Sometime last December, one of my former students at Kenyatta University, who is also a mwalimu and columnist like me, wondered in these pages if I remember or take due pride in all the hundreds, maybe thousands, of students I have taught in my long and variegated career.

EMPHATIC YES

The answer is an emphatic “Yes” to both questions. It’s impossible, of course, to remember the details of each name and face. But my “collective memory” of all the wonderful people I have been privileged to teach is one, uninterrupted and undiluted stream of joy and satisfaction.

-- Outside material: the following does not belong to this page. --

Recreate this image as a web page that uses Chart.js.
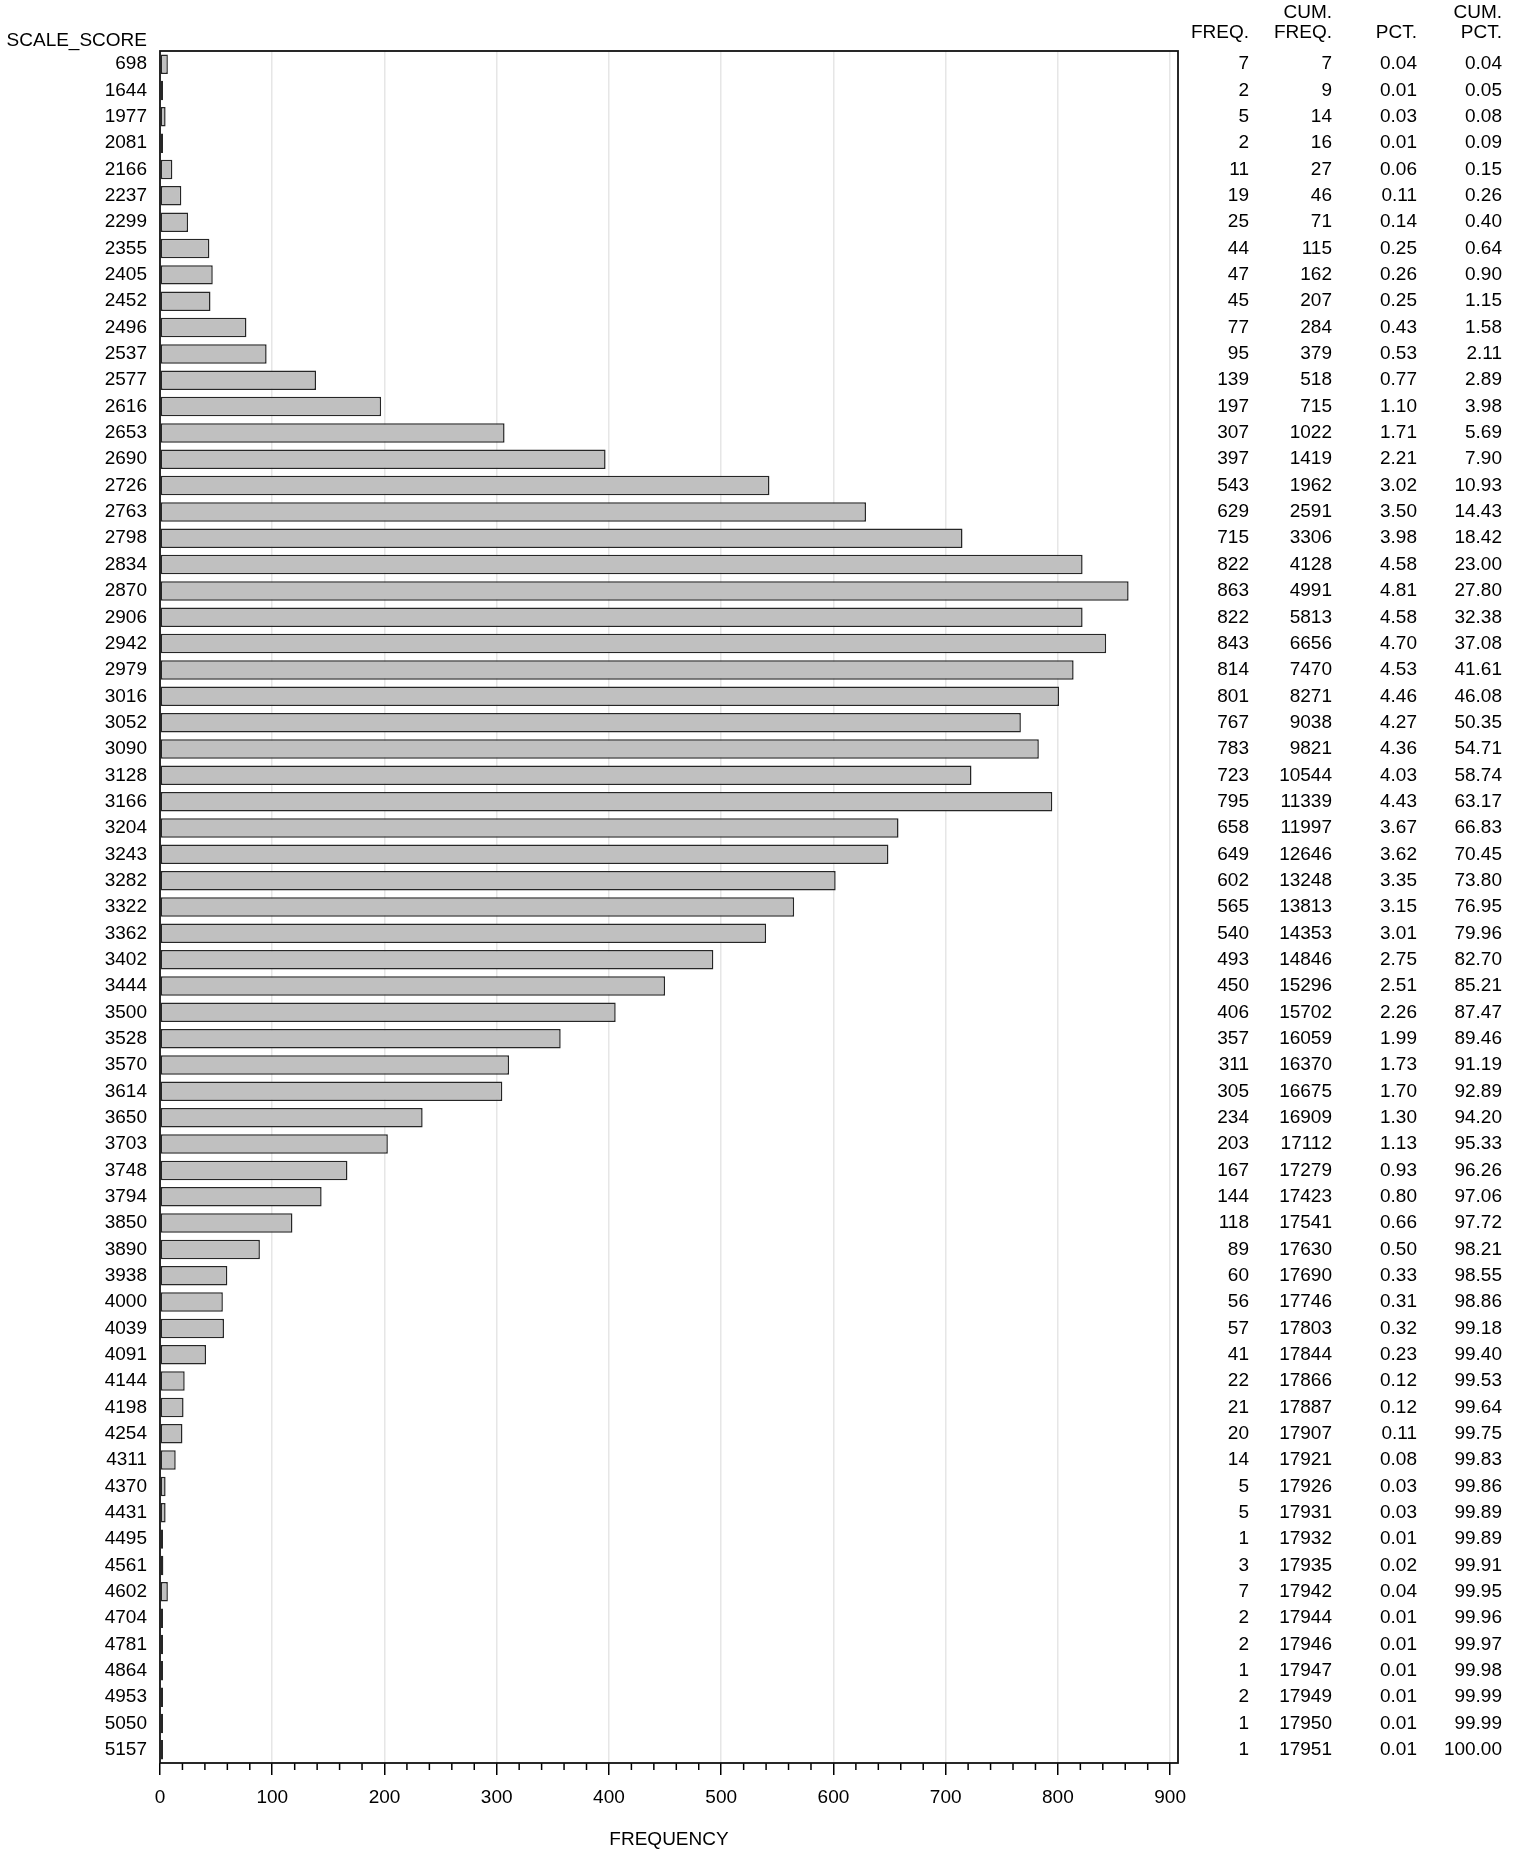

As for the pride, that is unqualified. As I said once in these pages, my students’ achievements in their various fields of endeavour are the surest justification of my classroom and lecture room career, what I called “vociferation and chalk-eating”.

An amazing group I should mention though is my first “oral literature” class, which I taught way back in the 1969/70 academic year at Makerere. There were only five students on Course 707: three Ugandans, one American and one Kenyan. They all distinguished themselves in academic and communication professions.

Constance Lukara and Immaculate Namutebi had illustrious academic careers at Kyambogo University, where I was briefly their colleague a few years ago. The third Ugandan, Josephine Beebwa, headed one of the most prominent girls’ schools in Western Uganda before taking up a university teaching job in Burundi. Currently she represents her religious congregation at the Vatican.

Laura Tanna, the American, settled in Jamaica, pioneered folkloric research there and was recently honoured by the Jamaican Government for her contribution to the country’s cultural awareness: my reggae girl!

The Kenyan on the course was Jim Akenga, the famous broadcaster in the Voice of Kenya (VOK) era of our KBC, who eventually became Director of Information in the line ministry. This group I certainly can claim as my own.

I have often dreamt of a grand reunion with all my former students in Nairobi or in Kampala, or maybe one in each city, where we can relive the good old days and also have a look at where Mwalimu’s teaching has got us.

Recently, when I was settling down to dinner at a hotel in Westlands, a former student hailed me, saying he couldn’t fail to recognise “that voice”. When I called him by name, Leteipa ole Sunkuli asked me how I managed to remember my students.

I answered jokingly that I only remembered the best and the most troublesome ones, but I wasn’t going to tell him to which group he belonged.

Maybe I should ask Sunkuli to organise the Nairobi reunion. But in the meantime, why not get in touch individually, as Wanjiku has done?